>> begin MATERIAL PROVIDED

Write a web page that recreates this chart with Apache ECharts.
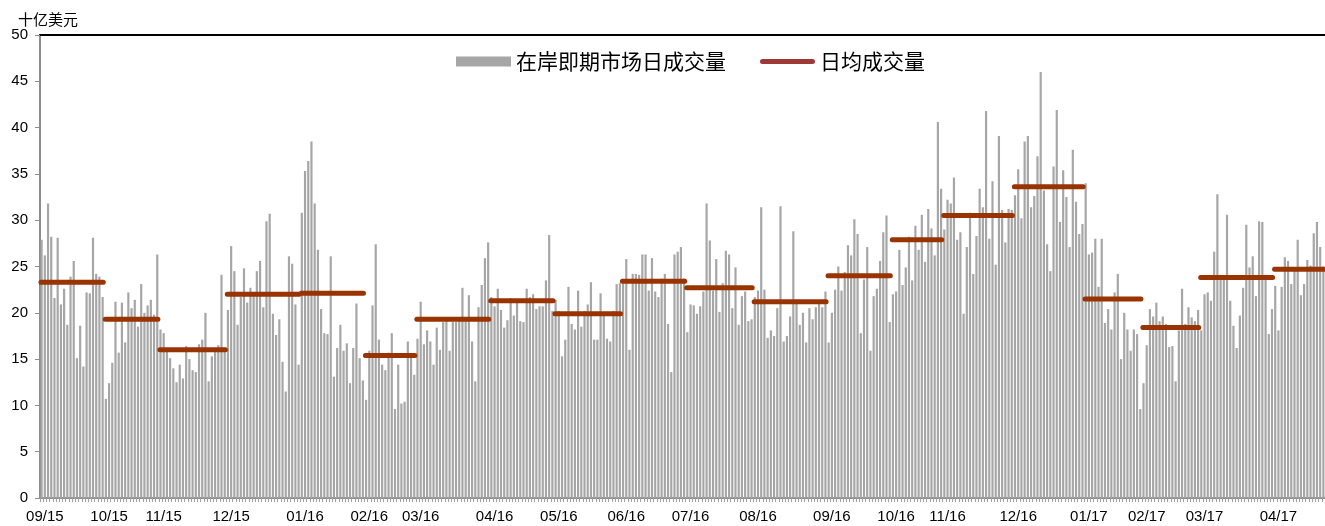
<!DOCTYPE html>
<html>
<head>
<meta charset="utf-8">
<script src="https://cdn.jsdelivr.net/npm/echarts@6/dist/echarts.min.js"></script>
<style>
html,body{margin:0;padding:0;background:#fff;}
#chart{width:1325px;height:526px;}
</style>
</head>
<body>
<div id="chart"></div>
<script>
// Month labels and number of trading days shown per month
const months = ['09/15','10/15','11/15','12/15','01/16','02/16','03/16','04/16','05/16','06/16',
                '07/16','08/16','09/16','10/16','11/16','12/16','01/17','02/17','03/17','04/17'];
const dayCounts = [20,17,21,23,20,16,23,20,21,20,21,23,20,16,22,22,18,18,23,16];

// Monthly average daily turnover (USD bn)
const monthAvg = [23.3,19.3,16.0,22.0,22.1,15.4,19.3,21.3,19.9,23.4,22.7,21.2,24.0,27.9,30.5,33.6,21.5,18.4,23.8,24.7];

// Daily onshore spot turnover (USD bn)
const dailyVolume = [
  // 09/15
  27.9,26.2,31.8,28.2,21.6,28.1,20.9,22.6,18.7,23.9,25.6,15.1,18.6,14.2,22.2,22.1,28.1,24.2,23.9,21.7,
  // 10/15
  10.7,12.4,14.6,21.2,15.7,21.1,16.8,22.2,20.5,21.4,18.5,23.1,20.0,20.8,21.4,19.8,26.3,
  // 11/15
  18.2,17.8,16.2,15.1,14.0,12.5,14.4,12.9,16.4,15.0,13.8,13.6,16.6,17.1,20.0,12.6,15.3,15.8,16.5,24.1,15.8,
  // 12/15
  20.3,27.2,24.5,18.7,21.7,24.8,21.1,22.7,22.1,24.5,25.6,20.6,29.9,30.7,19.9,17.6,19.3,14.7,11.5,26.1,25.3,20.9,14.4,
  // 01/16
  30.8,35.3,36.4,38.5,31.8,26.8,20.4,17.8,17.7,26.1,13.1,16.2,18.7,15.9,16.7,12.4,16.2,21.0,15.1,12.7,
  // 02/16
  10.6,15.9,20.8,27.4,17.1,14.4,13.8,15.7,17.8,9.6,14.4,10.2,10.4,16.9,15.6,13.3,
  // 03/16
  17.2,21.2,16.6,18.1,16.9,14.4,18.4,16.0,19.0,19.5,15.9,19.0,19.0,19.2,22.7,19.4,21.9,16.9,12.6,20.6,23.0,25.9,27.6,
  // 04/16
  21.7,20.7,22.6,20.3,18.4,19.2,21.6,19.7,21.3,19.1,19.0,22.6,21.7,22.0,20.4,20.7,20.7,23.5,28.4,20.2,
  // 05/16
  21.4,20.2,15.3,17.1,22.8,18.8,18.2,22.4,18.5,20.2,20.9,23.3,17.1,17.1,22.1,19.9,17.2,16.9,20.2,23.1,23.2,
  // 06/16
  23.2,25.8,16.0,24.2,24.2,24.1,26.3,26.3,22.4,25.9,22.3,21.7,23.7,24.2,18.8,13.6,26.3,26.6,27.1,23.7,
  // 07/16
  17.9,20.9,20.8,19.9,20.7,22.3,31.8,27.8,22.4,25.8,20.1,23.2,26.7,26.3,20.5,24.9,18.7,21.8,22.3,19.1,19.3,
  // 08/16
  21.7,22.4,31.4,22.5,17.3,18.1,17.5,20.5,31.5,16.9,17.5,19.6,28.8,21.4,18.7,20.0,16.8,20.5,19.3,20.6,21.4,20.6,22.3,
  // 09/16
  16.8,20.0,22.5,25.0,22.4,24.4,27.3,26.2,30.1,28.5,17.8,23.6,27.1,15.9,21.8,22.6,25.6,28.7,30.5,19.0,
  // 10/16
  22.0,22.3,26.8,23.0,24.9,28.2,23.5,29.4,26.8,30.6,25.5,31.2,29.1,26.2,40.6,33.4,
  // 11/16
  29.0,32.2,31.8,34.6,27.9,28.7,19.9,27.1,30.8,24.2,28.3,33.4,31.4,41.8,28.0,34.2,25.2,39.1,31.1,27.6,31.2,31.1,
  // 12/16
  32.7,35.5,30.2,38.5,39.1,31.4,32.6,36.9,46.0,33.2,27.4,24.5,35.8,41.9,29.8,35.4,32.5,27.1,37.6,32.0,28.5,29.6,
  // 01/17
  34.0,26.3,26.5,28.0,22.8,28.0,18.9,20.4,18.2,22.2,24.2,15.0,20.0,18.2,15.9,18.2,17.7,9.6,
  // 02/17
  12.4,16.5,20.4,19.6,21.1,19.1,19.6,18.8,16.3,16.4,12.6,18.1,22.6,18.8,20.6,19.5,19.1,20.3,
  // 03/17
  18.1,22.0,22.2,21.3,26.6,32.8,24.1,24.0,30.6,21.3,18.6,16.2,19.7,22.7,29.5,24.9,26.1,21.8,29.9,29.8,24.1,17.7,20.4,
  // 04/17
  22.9,18.1,22.8,26.0,25.6,23.1,24.9,27.9,21.9,23.1,25.7,25.1,28.6,29.8,27.1,25.0
];

const yTicks = [0,5,10,15,20,25,30,35,40,45,50];

// ---- build library structures from the arrays ----
const categories = [];
const monthStart = [];
let idx = 0;
months.forEach((m, k) => {
  monthStart.push(idx);
  for (let d = 1; d <= dayCounts[k]; d++) { categories.push(m + '-' + d); }
  idx += dayCounts[k];
});
const total = idx;
const labelIdx = new Set(monthStart.map(s => s + 1));

const avgLine = [];
months.forEach((m, k) => {
  const s = monthStart[k], e = s + dayCounts[k];
  avgLine.push([s + 0.3, monthAvg[k]], [e - 0.3, monthAvg[k]], [e, '-']);
});

const chart = echarts.init(document.getElementById('chart'), null, {renderer: 'canvas'});
chart.setOption({
  animation: false,
  backgroundColor: '#fff',
  title: {
    text: '十亿美元', left: 13, top: 7,
    textStyle: {fontSize: 15, fontWeight: 'normal', color: '#000', fontFamily: 'Noto Sans CJK SC'}
  },
  legend: {
    left: 451, top: 46, itemWidth: 55, itemHeight: 10, itemGap: 34,
    textStyle: {fontSize: 21, color: '#000', fontFamily: 'Noto Sans CJK SC'},
    data: [
      {name: '在岸即期市场日成交量', icon: 'rect'},
      {name: '日均成交量', itemStyle: {color: '#9e3a36'},
       icon: 'path://M0,0 L55,0 L55,0.01 L0,0.01 Z M2.5,2.5 L52.5,2.5 A2.5,2.5 0 0 1 52.5,7.5 L2.5,7.5 A2.5,2.5 0 0 1 2.5,2.5 Z M0,9.99 L55,9.99 L55,10 L0,10 Z'}
    ]
  },
  grid: {left: 40, right: 0, top: 35, bottom: 28},
  xAxis: [
    {
      type: 'category', data: categories, boundaryGap: true, position: 'bottom',
      axisLine: {show: true, lineStyle: {color: '#8c8c8c', width: 2}},
      axisTick: {show: true, interval: 0, length: 4, lineStyle: {color: '#a0a0a0'}},
      axisLabel: {
        interval: (i) => labelIdx.has(i),
        formatter: (v) => v.split('-')[0],
        fontSize: 15, color: '#000', fontFamily: 'Liberation Sans', margin: 11
      },
      splitLine: {show: false}
    },
    {
      type: 'value', min: 0, max: total, position: 'top',
      axisLine: {show: true, onZero: false, lineStyle: {color: '#000', width: 2}},
      axisTick: {show: false}, axisLabel: {show: false}, splitLine: {show: false}
    }
  ],
  yAxis: {
    type: 'value', min: yTicks[0], max: yTicks[yTicks.length - 1], interval: 5,
    axisLine: {show: true, lineStyle: {color: '#8c8c8c', width: 2}},
    axisTick: {show: true, length: 5, lineStyle: {color: '#8c8c8c'}},
    axisLabel: {fontSize: 15, color: '#000', fontFamily: 'Liberation Sans', margin: 12},
    splitLine: {show: false}
  },
  series: [
    {
      name: '在岸即期市场日成交量', type: 'bar', xAxisIndex: 0, yAxisIndex: 0,
      data: dailyVolume, barCategoryGap: '32%',
      itemStyle: {color: '#a6a6a6'}
    },
    {
      name: '日均成交量', type: 'line', xAxisIndex: 1, yAxisIndex: 0,
      data: avgLine, symbol: 'none', connectNulls: false,
      itemStyle: {color: '#993300'},
      lineStyle: {color: '#993300', width: 5, cap: 'round'}
    }
  ]
});
</script>
</body>
</html>
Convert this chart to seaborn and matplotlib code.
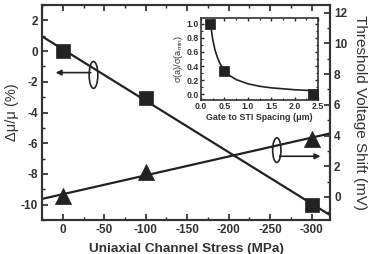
import numpy as np
import pandas as pd
import matplotlib
matplotlib.use("Agg")
import matplotlib.pyplot as plt
from matplotlib.patches import Ellipse
from matplotlib.ticker import MultipleLocator, FormatStrFormatter
import seaborn as sns

# ---- data ----
stress = [0, -100, -300]                  # MPa
mobility = [0.0, -3.05, -10.0]            # delta mu / mu (%)
vt_shift = [0.05, 1.6, 3.8]               # mV
spacing = [0.2, 0.5, 2.4]                 # um
sigma_ratio = [1.0, 0.33, 0.0]
curve_x = [0.2, 0.25, 0.3, 0.35, 0.4, 0.5, 0.6, 0.75, 1.0, 1.25, 1.5, 2.0, 2.5]
curve_y = [1.0, 0.77, 0.62, 0.52, 0.44, 0.33, 0.27, 0.21, 0.15, 0.115, 0.093, 0.066, 0.05]

sns.set_theme(style="ticks")
plt.rcParams['font.family'] = ['Liberation Sans', 'DejaVu Sans']
plt.rcParams['axes.unicode_minus'] = False
plt.rcParams['mathtext.default'] = 'regular'

fig = plt.figure(figsize=(3.69, 2.54), dpi=100)
ax = fig.add_axes([0.114, 0.134, 0.780, 0.846])
ax.set_xlim(25, -322)
ax.set_ylim(-11, 3)
ax2 = ax.twinx()
ax2.set_ylim(-1.5, 12.5)

df1 = pd.DataFrame({"stress": stress, "mob": mobility})
df2 = pd.DataFrame({"stress": stress, "vt": vt_shift})

sns.regplot(data=df1, x="stress", y="mob", ax=ax, ci=None, truncate=False,
            marker="s", color="#222222",
            scatter_kws=dict(s=95, edgecolor="#222222", linewidths=0.5, zorder=3, alpha=1),
            line_kws=dict(lw=1.6, color="#222222", zorder=2))
sns.regplot(data=df2, x="stress", y="vt", ax=ax2, ci=None, truncate=False,
            marker="^", color="#222222",
            scatter_kws=dict(s=135, edgecolor="#222222", linewidths=0.5, zorder=3, alpha=1),
            line_kws=dict(lw=1.6, color="#222222", zorder=2))
ax.set_xlim(25, -322)
ax.set_ylim(-11, 3)
ax2.set_ylim(-1.5, 12.5)

# ellipses and arrows
ax.add_patch(Ellipse((-37, -1.55), 10.5, 1.75, fill=False, lw=1.2, ec="#222222", zorder=4))
ax.annotate("", xy=(12, -1.4), xytext=(-37, -1.4),
            arrowprops=dict(arrowstyle="-|>", lw=1.2, color="#222222", mutation_scale=8))
ax.add_patch(Ellipse((-258, -6.45), 10, 1.6, fill=False, lw=1.2, ec="#222222", zorder=4))
ax.annotate("", xy=(-314, -6.85), xytext=(-258, -6.85),
            arrowprops=dict(arrowstyle="-|>", lw=1.2, color="#222222", mutation_scale=8))

# axes styling
for a in (ax, ax2):
    for sp in a.spines.values():
        sp.set_linewidth(1.5)
        sp.set_color("#333333")
ax.set_xticks([0, -50, -100, -150, -200, -250, -300])
ax.xaxis.set_minor_locator(MultipleLocator(25))
ax.set_yticks([2, 0, -2, -4, -6, -8, -10])
ax.yaxis.set_minor_locator(MultipleLocator(1))
ax2.set_yticks([0, 2, 4, 6, 8, 10, 12])
ax2.yaxis.set_minor_locator(MultipleLocator(1))
ax.tick_params(axis="both", which="major", direction="in", length=4, width=1.2,
               labelsize=8.5, top=True, pad=3)
ax.tick_params(axis="both", which="minor", direction="in", length=2, width=1, top=True)
ax.tick_params(axis="y", which="both", right=False)
ax2.tick_params(axis="y", which="major", direction="in", length=4, width=1.2, labelsize=8.5, pad=3)
ax2.tick_params(axis="y", which="minor", direction="in", length=2, width=1)
for lab in ax.get_xticklabels() + ax.get_yticklabels() + ax2.get_yticklabels():
    lab.set_fontweight("bold")
    lab.set_color("#333333")

ax.set_xlabel("Uniaxial Channel Stress (MPa)", fontsize=9.7, fontweight="bold", color="#333333", labelpad=5)
ax.set_ylabel("Δμ/μ (%)", fontsize=10.5, color="#333333", labelpad=1)
ax2.set_ylabel("Threshold Voltage Shift (mV)", fontsize=11, color="#333333",
               rotation=270, labelpad=14)

# inset
ins = fig.add_axes([0.545, 0.606, 0.317, 0.323])
sns.scatterplot(x=spacing, y=sigma_ratio, ax=ins, marker="s", s=45, color="#222222",
                edgecolor="#222222", zorder=3)
sns.lineplot(x=curve_x, y=curve_y, ax=ins, color="#222222", lw=1.2, zorder=2)
ins.set_xlim(0, 2.5)
ins.set_ylim(-0.08, 1.08)
ins.set_xticks([0.0, 0.5, 1.0, 1.5, 2.0, 2.5])
ins.set_yticks([0.0, 0.2, 0.4, 0.6, 0.8, 1.0])
ins.xaxis.set_minor_locator(MultipleLocator(0.25))
ins.yaxis.set_minor_locator(MultipleLocator(0.1))
ins.xaxis.set_major_formatter(FormatStrFormatter('%.1f'))
ins.yaxis.set_major_formatter(FormatStrFormatter('%.1f'))
ins.tick_params(which="major", direction="in", length=2.5, width=1, labelsize=6.3,
                top=True, right=True, pad=1.5)
ins.tick_params(which="minor", direction="in", length=1.5, width=0.8, top=True, right=True)
for lab in ins.get_xticklabels() + ins.get_yticklabels():
    lab.set_fontweight("bold")
    lab.set_color("#333333")
for sp in ins.spines.values():
    sp.set_linewidth(1.2)
    sp.set_color("#333333")
ins.set_xlabel("Gate to STI Spacing (μm)", fontsize=6.4, fontweight="bold", color="#333333", labelpad=1)
ins.set_ylabel("σ(a)/σ(a$_{min}$)", fontsize=6.6, color="#333333", labelpad=1)

fig.savefig("out.png", dpi=100)
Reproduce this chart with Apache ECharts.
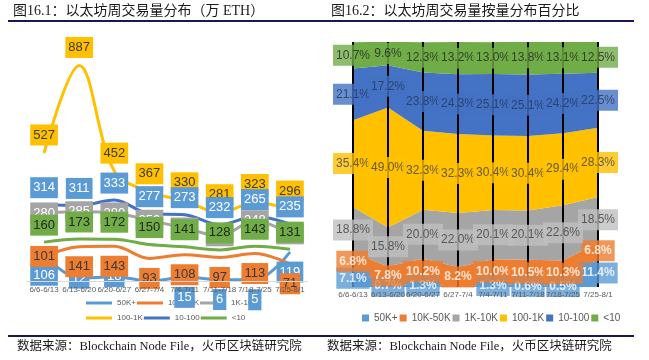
<!DOCTYPE html>
<html><head><meta charset="utf-8">
<script src="https://cdn.jsdelivr.net/npm/echarts@6/dist/echarts.min.js"></script>
<style>html,body{margin:0;padding:0;background:#fff}#c{width:649px;height:360px}</style>
</head><body><div id="c"></div>
<script>
const categories = ['6/6-6/13','6/13-6/20','6/20-6/27','6/27-7/4','7/4-7/11','7/11-7/18','7/18-7/25','7/25-8/1'];
const seriesNames = ['50K+','10K-50K','1K-10K','100-1K','10-100','<10'];
// weekly volume (万 ETH)
const vol50k  = [106, 12, 18, 0, 15, 6, 5, 119];
const vol10k  = [101, 141, 143, 93, 108, 97, 113, 71];
const vol1k   = [280, 285, 280, 250, 218, 186, 248, 194];
const vol100  = [527, 887, 452, 367, 330, 281, 323, 296];
const vol10   = [314, 311, 333, 277, 273, 232, 265, 235];
const volLt10 = [160, 173, 172, 150, 141, 128, 143, 131];
// share (%)
const pct50k  = [7.1, 0.7, 1.3, 0.0, 1.3, 0.6, 0.5, 11.4];
const pct10k  = [6.8, 7.8, 10.2, 8.2, 10.0, 10.5, 10.3, 6.8];
const pct1k   = [18.8, 15.8, 20.0, 22.0, 20.1, 20.1, 22.6, 18.5];
const pct100  = [35.4, 49.0, 32.3, 32.3, 30.4, 30.4, 29.4, 28.3];
const pct10   = [21.1, 17.2, 23.8, 24.3, 25.1, 25.1, 24.2, 22.5];
const pctLt10 = [10.7, 9.6, 12.3, 13.2, 13.0, 13.8, 13.1, 12.5];

const colors = ['#5B9BD5','#ED7D31','#A5A5A5','#FFC000','#4472C4','#70AD47'];
const volData = [vol50k, vol10k, vol1k, vol100, vol10, volLt10];
const pctData = [pct50k, pct10k, pct1k, pct100, pct10, pctLt10];

// label styling per series (insideAt: points whose label sits on the point, as in the original)
const leftLabel = [
  {pos:'bottom', dist:9, bg:'#5B9BD5', fg:'#ffffff', insideAt:[1,2]},
  {pos:'bottom', dist:9, bg:'#ED7D31', fg:'#3b3b3b', insideAt:[0]},
  {pos:'inside', dist:0, bg:'#A5A5A5', fg:'#ffffff', insideAt:[]},
  {pos:'top', dist:7, bg:'#FFC000', fg:'#3b3b3b', insideAt:[]},
  {pos:'top', dist:6, bg:'#5B9BD5', fg:'#ffffff', insideAt:[]},
  {pos:'top', dist:6, bg:'#70AD47', fg:'#262626', insideAt:[]}
];
const rightLabel = [
  {bg:'#5B9BD5', fg:'#ffffff', w:'bold'},
  {bg:'#ED7D31', fg:'#ffffff', w:'bold'},
  {bg:'#BFBFBF', fg:'#404040', w:'normal'},
  {bg:'#FFC000', fg:'#404040', w:'normal'},
  {bg:'#4472C4', fg:'#25375a', w:'normal'},
  {bg:'#70AD47', fg:'#262626', w:'normal'}
];

const series = [];
seriesNames.forEach((name, k) => {
  const L = leftLabel[k];
  series.push({
    name, type:'line', xAxisIndex:0, yAxisIndex:0, smooth:0.35, z:5,
    symbol:'circle', symbolSize:1, showSymbol:true,
    itemStyle:{color:colors[k]}, lineStyle:{color:colors[k], width:3},
    data: volData[k].map((v, i) => v === 0 ? {value:v, label:{show:false}}
      : (L.insideAt.includes(i) ? {value:v, label:{position:'inside'}} : v)),
    label:{show:true, position:L.pos, distance:L.dist, backgroundColor:L.bg, color:L.fg,
      fontSize:13, fontFamily:'Liberation Sans, Arial, sans-serif', padding:[3,3], lineHeight:15}
  });
});
// right: 100% stacked area
seriesNames.forEach((name, k) => {
  series.push({
    name, type:'line', xAxisIndex:1, yAxisIndex:1, stack:'pct', z:2,
    symbol:'none', lineStyle:{width:0}, itemStyle:{color:colors[k]},
    areaStyle:{color:colors[k], opacity:1}, data: pctData[k]
  });
});
// right: band labels at band centres
seriesNames.forEach((name, k) => {
  const R = rightLabel[k];
  const mids = categories.map((c, i) => {
    let below = 0; for (let j = 0; j < k; j++) below += pctData[j][i];
    return below + pctData[k][i] / 2;
  });
  series.push({
    name:'lbl_' + name, type:'scatter', xAxisIndex:1, yAxisIndex:1, z:5,
    symbolSize:1, itemStyle:{color:'rgba(0,0,0,0)'}, silent:true,
    data: mids.map((m, i) => pctData[k][i] === 0 ? {value:m, label:{show:false}} : m),
    label:{show:true, position:'inside', backgroundColor:R.bg, color:R.fg, fontWeight:R.w,
      fontSize:12, fontFamily:'Liberation Sans, Arial, sans-serif', padding:[4,3], lineHeight:13,
      formatter: p => pctData[k][p.dataIndex].toFixed(1) + '%'}
  });
});

const serif = "'Liberation Serif', 'Times New Roman', 'Noto Sans CJK SC', serif";
const navy = '#17175c';
const option = {
  animation:false,
  color: colors,
  grid:[
    {left:26.5, right:341.5, top:38, bottom:79},
    {left:353, right:51, top:42, bottom:73}
  ],
  xAxis:[
    {type:'category', gridIndex:0, position:'bottom', data:categories, boundaryGap:true, z:6,
     axisLine:{lineStyle:{color:'#D9D9D9', width:1}}, axisTick:{show:false},
     axisLabel:{interval:0, fontSize:8, color:'#595959', margin:5}},
    {type:'category', gridIndex:1, position:'bottom', data:categories, boundaryGap:false, z:3,
     axisLine:{show:false}, axisTick:{show:false}, axisLabel:{show:false},
     splitLine:{show:true, interval:0, lineStyle:{color:'#000000', width:2}}},
    {type:'category', gridIndex:1, position:'bottom', offset:0, data:categories, boundaryGap:false, z:10,
     axisLine:{show:false}, axisTick:{show:false},
     axisLabel:{interval:0, fontSize:8, color:'#595959', margin:4}}
  ],
  yAxis:[
    {type:'value', gridIndex:0, min:0, max:1000, show:false},
    {type:'value', gridIndex:1, min:0, max:100, show:false}
  ],
  legend:[
    {data:seriesNames.slice(0,3), left:81, top:294, icon:'rect', itemWidth:26, itemHeight:3, itemGap:1,
     textStyle:{fontSize:8, color:'#595959', width:26}, selectedMode:false},
    {data:seriesNames.slice(3), left:81, top:309, icon:'rect', itemWidth:26, itemHeight:3, itemGap:1,
     textStyle:{fontSize:8, color:'#595959', width:26}, selectedMode:false},
    {data:seriesNames, left:357, top:308, icon:'rect', itemWidth:7, itemHeight:7, itemGap:2,
     textStyle:{fontSize:10, color:'#595959'}, selectedMode:false}
  ],
  graphic:[
    {type:'text', left:13, top:4, style:{text:'图16.1：以太坊周交易量分布（万 ETH）', font:'14px ' + serif, fill:'#1a1a1a'}},
    {type:'text', left:331, top:4, style:{text:'图16.2：以太坊周交易量按量分布百分比', font:'14px ' + serif, fill:'#1a1a1a'}},
    {type:'rect', shape:{x:8, y:20, width:317, height:2}, style:{fill:navy}},
    {type:'rect', shape:{x:325, y:20, width:309, height:2}, style:{fill:navy}},
    {type:'rect', shape:{x:8, y:335, width:317, height:2}, style:{fill:navy}},
    {type:'rect', shape:{x:325, y:335, width:309, height:2}, style:{fill:navy}},
    {type:'text', left:17, top:340, style:{text:'数据来源：Blockchain Node File，火币区块链研究院', font:'12.5px ' + serif, fill:'#1a1a1a'}},
    {type:'text', left:327, top:340, style:{text:'数据来源：Blockchain Node File，火币区块链研究院', font:'12.5px ' + serif, fill:'#1a1a1a'}}
  ],
  series
};
const chart = echarts.init(document.getElementById('c'), null, {renderer:'canvas'});
chart.setOption(option);
</script></body></html>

>> end MATERIAL PROVIDED

OBJECTIVE:
Search the listing for the word "seaborn" and return each line that holds it.

EXERCISE SOLUTION:
Convert this chart to seaborn and matplotlib code.
import seaborn as sns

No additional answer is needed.